Depending on the value of nppvapg, the machine was out of free
physical memory (problem #1, PR#2431, npvvapg>0) or address space in
the kernel reserved for pv_entries (problem #2, npvvapg==0).

For problem #1, the workaround is to increase vm.v_free_reserved and
vm.v_free_min through use of sysctl. I use 1024 and 1500 here, but
with 128 MB memory, 256 and 375 should normally be sufficient.
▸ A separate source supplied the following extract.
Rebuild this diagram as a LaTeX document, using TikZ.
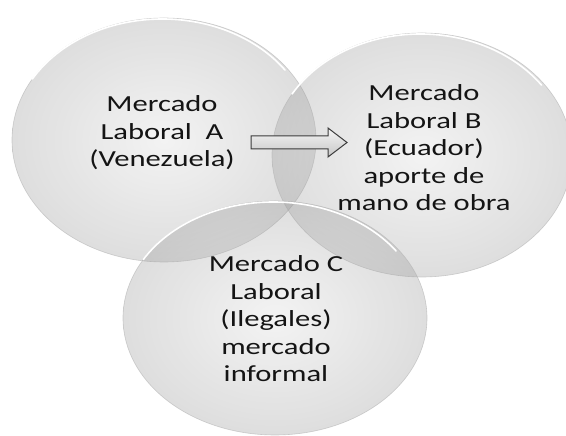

For problem #2, the workaround is to increase maxusers or define
PMAP_SHPGPERPROC to a higher value than the default by an entry in the
kernel config file.

> Running 2.2-970618-RELENG on 128 megs of ram, a bunch of SCSI disks, this
> machine performs log analysis on very large logs, if that helps.  There's
> mention on freebsd-questions recently of adding
> options         "PMAP_SHPGPERPROC=400"
> to the kernel but that that might make the kernel panic at boot time due to
> running out of VM space.  What's the deal?

The old pmap code (before PMAP_SHPGPERPROC was introduced) reserved
224 MB of address space for pv_entries when 512 MB memory was
available.  This caused the problem reported in PR#1880.

With the new pmap code, that problem will probably only occur if a
more than 112 MB address space is reserved for pv_entries, i.e. when
the product of PMAP_SHPGPERPROC and maxusers is more than 250000.